Et à la fin, c’est (encore) Djokovic qui gagne. En finale de l’Open d’Australie dimanche, Andy Murray n’est pas parvenu à faire mentir le proverbe qui fait figure de loi depuis un an et demi sur le circuit. Pour sa quatrième finale face au Serbe à Melbourne, l’Ecossais a connu la même punition que les fois précédentes : une défaite, malgré de beaux efforts et beaucoup de cœur (un deuxième set d’une heure et vingt minutes !), infligée par «Nole» (6-1, 7-5, 7-6) qui a, lui, remporté son sixième titre en Australie. Et, au passage, son onzième titre du Grand Chelem, le même nombre que Björn Borg. La saison 2016 a donc commencé sur les mêmes bases que la précédente, où le numéro 1 mondial n’avait perdu qu’un seul match qui compte, face à Stan Wawrinka en finale de Roland-Garros.
Du coup, à Melbourne Park comme ailleurs, la question est posée : qui, mais qui, pour enfin réussir à crever un pneu à Novak Djokovic ? «Un gars comme ça, il est trop fort aujourd'hui, reconnaît l'ancien numéro 1 français et ami de Roger Federer, Arnaud Boetsch. Il bouge tellement bien, il est tellement concentré sur cet objectif de ne pas faire une faute, de ramener la balle une fois de plus, de jouer très long.» Son ex-coéquipier de Coupe Davis Guy Forget, qui a commenté la finale australienne pour la télévision, ajoute : «C'est le plus bel athlète du monde aujourd'hui. Au niveau du timing, et là c'est le technicien qui parle, toutes les balles sont centrées, il a une profondeur de balle qu'aucun autre joueur sur le circuit n'a, et ça, vous avez beau prendre le problème dans tous les sens, quand vous vous retrouvez face à une mécanique qui est réglée comme la sienne, c'est très, très dur de prendre le contrôle du point et d'arriver à le faire rater.»
La preuve, face au Serbe dimanche, on a même cru déceler à plusieurs reprises un sourire nerveux sur le visage de Murray. Et lire sur ses lèvres tout un tas de mots que la morale nous empêche de reproduire ici. Comme pour souligner une impuissance qui n’est pas que la sienne, mais celle de tout le peloton qui court désespérément après le maillot jaune.

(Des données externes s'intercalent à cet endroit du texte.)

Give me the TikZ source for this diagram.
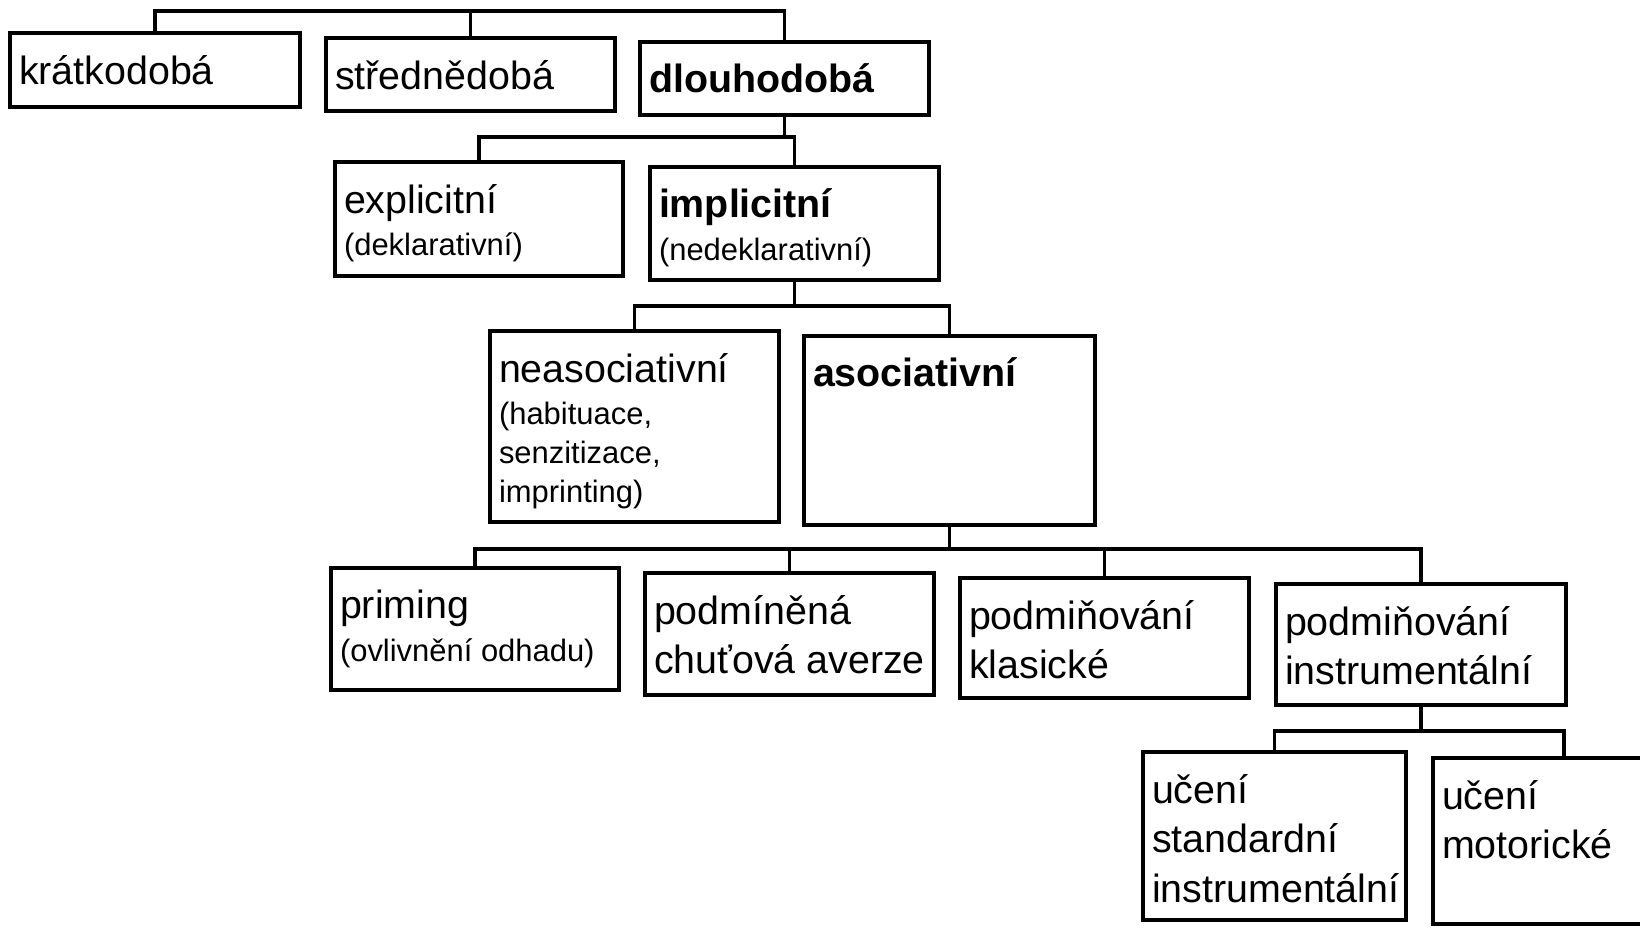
\documentclass[tikz,border=0pt]{standalone}
\usepackage{fontspec}
\setmainfont{Liberation Sans}

\newdimen\pxu \pxu=0.01cm
\newcommand{\boxtxt}[3]{\parbox[t][\dimexpr#2\pxu-0.44cm\relax][t]{\dimexpr#1\pxu-0.18cm\relax}{\fontsize{11.2}{14.1}\selectfont #3}}
\newcommand{\subtxt}{\par\vspace{1.2pt}\fontsize{8.8}{11}\selectfont}

\begin{document}
\begin{tikzpicture}[x=0.01cm, y=-0.01cm,
    box/.style={draw, line width=1pt, fill=white, anchor=north west,
      inner xsep=0.09cm, inner ysep=0.22cm, outer sep=0pt},
    link/.style={line width=0.95pt}]
  \useasboundingbox (0,0) rectangle (1640,927);
  \clip (0,0) rectangle (1640,927);

  \node[box] (kratkodoba)     at (10,33)    {\boxtxt{290}{74}{krátkodobá}};
  \node[box] (strednedoba)    at (326,38)   {\boxtxt{289}{73}{střednědobá}};
  \node[box] (dlouhodoba)     at (640,42)   {\boxtxt{289}{72}{\textbf{dlouhodobá}}};

  \node[box] (explicitni)     at (335,162)  {\boxtxt{288}{114}{explicitní\subtxt (deklarativní)}};
  \node[box] (implicitni)     at (650,167)  {\boxtxt{289}{113}{\textbf{implicitní}\subtxt (nedeklarativní)}};

  \node[box] (neasociativni)  at (490,331)  {\boxtxt{289}{191}{neasociativní\subtxt (habituace,\\ senzitizace,\\ imprinting)}};
  \node[box] (asociativni)    at (804,336)  {\boxtxt{291}{189}{\textbf{asociativní}}};

  \node[box] (priming)        at (331,568)  {\boxtxt{288}{122}{priming\subtxt (ovlivnění~odhadu)}};
  \node[box] (podminena)      at (645,573)  {\boxtxt{289}{122}{podmíněná\\ chuťová~averze}};
  \node[box] (klasicke)       at (960,578)  {\boxtxt{289}{120}{podmiňování\\ klasické}};
  \node[box] (instrumentalni) at (1276,584) {\boxtxt{290}{121}{podmiňování\\ instrumentální}};

  \node[box] (uceniStd)       at (1143,752) {\boxtxt{263}{168}{učení\\ standardní\\ instrumentální}};
  \node[box] (uceniMot)       at (1433,758) {\boxtxt{262}{166}{učení\\ motorické}};

  % bars of the tree
  \coordinate (bar1) at (0,11);
  \coordinate (bar2) at (0,137);
  \coordinate (bar3) at (0,306);
  \coordinate (bar4) at (0,549);
  \coordinate (bar5) at (0,731);

  \draw[link] (kratkodoba.north) |- (bar1 -| dlouhodoba.north) -- (dlouhodoba.north);
  \draw[link] (strednedoba.north) -- (strednedoba.north |- bar1);

  \draw[link] (dlouhodoba.south) -- (dlouhodoba.south |- bar2);
  \draw[link] (explicitni.north) |- (bar2 -| implicitni.north) -- (implicitni.north);

  \draw[link] (implicitni.south) -- (implicitni.south |- bar3);
  \draw[link] (neasociativni.north) |- (bar3 -| asociativni.north) -- (asociativni.north);

  \draw[link] (asociativni.south) -- (asociativni.south |- bar4);
  \draw[link] (priming.north) |- (bar4 -| instrumentalni.north) -- (instrumentalni.north);
  \draw[link] (podminena.north) -- (podminena.north |- bar4);
  \draw[link] (klasicke.north) -- (klasicke.north |- bar4);

  \draw[link] (instrumentalni.south) -- (instrumentalni.south |- bar5);
  \draw[link] (uceniStd.north) |- (bar5 -| uceniMot.north) -- (uceniMot.north);
\end{tikzpicture}
\end{document}
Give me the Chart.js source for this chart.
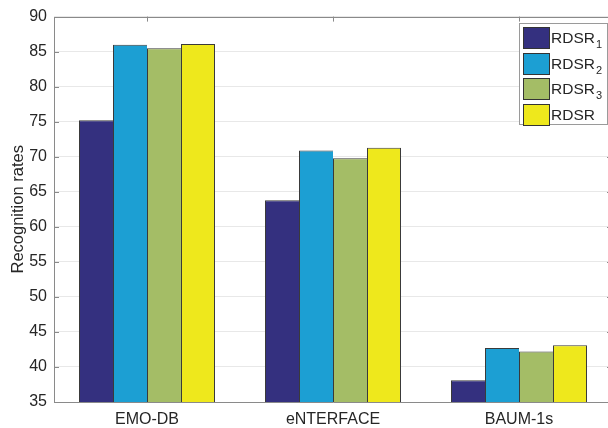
<!DOCTYPE html>
<html>
<head>
<meta charset="utf-8">
<script src="https://cdn.jsdelivr.net/npm/chart.js@4/dist/chart.umd.min.js"></script>
<style>
  html, body { margin: 0; padding: 0; background: #fff; overflow: hidden; }
  #wrap { width: 614px; height: 428px; overflow: hidden; }
</style>
</head>
<body>
<div id="wrap"><canvas id="c" width="614" height="428"></canvas></div>
<script>
// Databases on the x axis
const categories = ['EMO-DB', 'eNTERFACE', 'BAUM-1s'];

// Recognition rates (%) per method variant
const rdsr1 = [75.2, 63.8, 38.1];
const rdsr2 = [86.0, 70.9, 42.7];
const rdsr3 = [85.5, 69.8, 42.2];
const rdsr  = [86.1, 71.3, 43.1];

// Legend names: base text plus subscript
const seriesNames = ['RDSR', 'RDSR', 'RDSR', 'RDSR'];
const seriesSubs  = ['1', '2', '3', ''];
const seriesColors = ['#34307f', '#1c9fd3', '#a4bd66', '#eee81c'];

// Y axis range and step
const yMin = 35, yMax = 90, yStep = 5;

const FONT = '"Liberation Sans", Arial, Helvetica, sans-serif';
const AXIS_GRAY = '#8a8a8a';
const TEXT = '#262626';

// Box frame with inward tick marks, drawn under the bars
const framePlugin = {
  id: 'frame',
  beforeDatasetsDraw(chart) {
    const { ctx, chartArea: a, scales } = chart;
    ctx.save();
    ctx.strokeStyle = AXIS_GRAY;
    ctx.lineWidth = 1;
    ctx.beginPath();
    ctx.rect(Math.round(a.left) + 0.5, Math.round(a.top) + 0.5,
             Math.round(a.right - a.left), Math.round(a.bottom - a.top));
    ctx.stroke();
    const tl = 5;
    ctx.beginPath();
    scales.y.ticks.forEach(t => {
      const y = Math.round(scales.y.getPixelForValue(t.value)) + 0.5;
      ctx.moveTo(a.left, y); ctx.lineTo(a.left + tl, y);
      ctx.moveTo(a.right, y); ctx.lineTo(a.right - tl, y);
    });
    categories.forEach((_, i) => {
      const x = Math.round(scales.x.getPixelForValue(i)) + 0.5;
      ctx.moveTo(x, a.top); ctx.lineTo(x, a.top + tl);
      ctx.moveTo(x, a.bottom); ctx.lineTo(x, a.bottom - tl);
    });
    ctx.stroke();
    ctx.restore();
  }
};

// Boxed legend with subscripted series names
const legendPlugin = {
  id: 'subLegend',
  afterDraw(chart) {
    const { ctx } = chart;
    const bx = 519.5, by = 23.5, bw = 88, bh = 101;
    ctx.save();
    ctx.fillStyle = '#fff';
    ctx.fillRect(bx, by, bw, bh);
    ctx.strokeStyle = '#9a9a9a';
    ctx.lineWidth = 1;
    ctx.strokeRect(bx, by, bw, bh);
    chart.data.datasets.forEach((ds, i) => {
      const sy = Math.round(27 + i * 25.5);
      ctx.fillStyle = ds.backgroundColor;
      ctx.fillRect(523, sy, 26, 21);
      ctx.strokeStyle = '#333';
      ctx.strokeRect(523.5, sy + 0.5, 26, 21);
      ctx.fillStyle = TEXT;
      ctx.textBaseline = 'alphabetic';
      ctx.textAlign = 'left';
      ctx.font = '15.5px ' + FONT;
      const base = seriesNames[i];
      const baseY = sy + 16;
      ctx.fillText(base, 551, baseY);
      if (seriesSubs[i]) {
        const w = ctx.measureText(base).width;
        ctx.font = '11px ' + FONT;
        ctx.fillText(seriesSubs[i], 551 + w + 1, baseY + 5);
      }
    });
    ctx.restore();
  }
};

const datasetValues = [rdsr1, rdsr2, rdsr3, rdsr];
const lastSeries = datasetValues.length - 1;

new Chart(document.getElementById('c'), {
  type: 'bar',
  data: {
    labels: categories,
    datasets: datasetValues.map((vals, i) => ({
      label: seriesNames[i] + seriesSubs[i],
      data: vals,
      backgroundColor: seriesColors[i],
      borderColor: '#3a3a3a',
      // neighbouring bars share one edge line
      borderWidth: { top: 1, left: 1, bottom: 1, right: i === lastSeries ? 1 : 0 },
      borderSkipped: false,
      inflateAmount: 0,
      categoryPercentage: 136 / 186,
      barPercentage: 1.0
    }))
  },
  options: {
    responsive: false,
    devicePixelRatio: 1,
    animation: false,
    layout: { padding: { top: 15, right: 2, bottom: 0, left: 0 } },
    plugins: {
      legend: { display: false },
      tooltip: { enabled: false }
    },
    scales: {
      x: {
        type: 'category',
        offset: true,
        grid: { display: false, drawTicks: false },
        border: { display: false },
        ticks: { color: TEXT, font: { family: FONT, size: 16 }, padding: 8, maxRotation: 0 },
        afterFit(s) { s.height = 26; }
      },
      y: {
        min: yMin,
        max: yMax,
        grid: { color: '#e8e8e8', drawTicks: false },
        border: { display: false },
        ticks: { stepSize: yStep, color: TEXT, font: { family: FONT, size: 16 }, padding: 7 },
        title: {
          display: true,
          text: 'Recognition rates',
          color: TEXT,
          font: { family: FONT, size: 16.5 },
          padding: { top: 9, bottom: 0 }
        },
        afterFit(s) { s.width = 54; }
      }
    }
  },
  plugins: [framePlugin, legendPlugin]
});
</script>
</body>
</html>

Un scénario quasiment écrit à l'avance dans tous les tournois dans lesquels Djokovic s'aligne, voilà de quoi tuer le suspense et l'intérêt du public pour le tennis, non ? «Les joueurs commencent à en avoir marre, c'est chiant. C'est un peu humiliant pour tout le monde», avait ainsi résumé, avant d'affronter le numéro 1 mondial en huitièmes de finale, Gilles Simon. Avant de préciser que pratiquement tout le vestiaire le pensait… Et l'on aura beau rétorquer que si, il y a des gens pour adorer voir Djokovic gagner semaine après semaine, qu'il est désormais bien plus qu'un nom, mais aussi une marque très rentable en particulier en Asie, où il est vu comme un vecteur de valeurs telles que la classe, l'abnégation et le travail, l'argument ne suffit plus à faire taire les saoulés de cette archi-domination.
L'ancien champion Henri Leconte, resté très proche du coach du Serbe, l'Allemand Boris Becker, n'en fait pas partie : « Mais bien sûr que c'est bien ! Pourquoi ? Parce qu'il permet aux autres joueurs de se remettre en question et de travailler deux fois plus.»
Oui mais, si même Andy Murray, qui a lui aussi beaucoup travaillé, n'y arrive pas, alors quel espoir pour les autres ? «Les Kyrgios, Nishikori, Coric et compagnie ne sont pas du tout à ce niveau-là, juge Forget. Quant aux outsiders, il y en a très peu. […] Tant que Novak ne sera pas blessé ou n'aura pas une grosse perte de confiance, ça va être dur de l'empêcher de gagner des grands titres.» Autrement résumé par Leconte : «S'il continue comme ça, l'extraterrestre, je crois qu'il va falloir aller sur Mars pour pouvoir le battre.»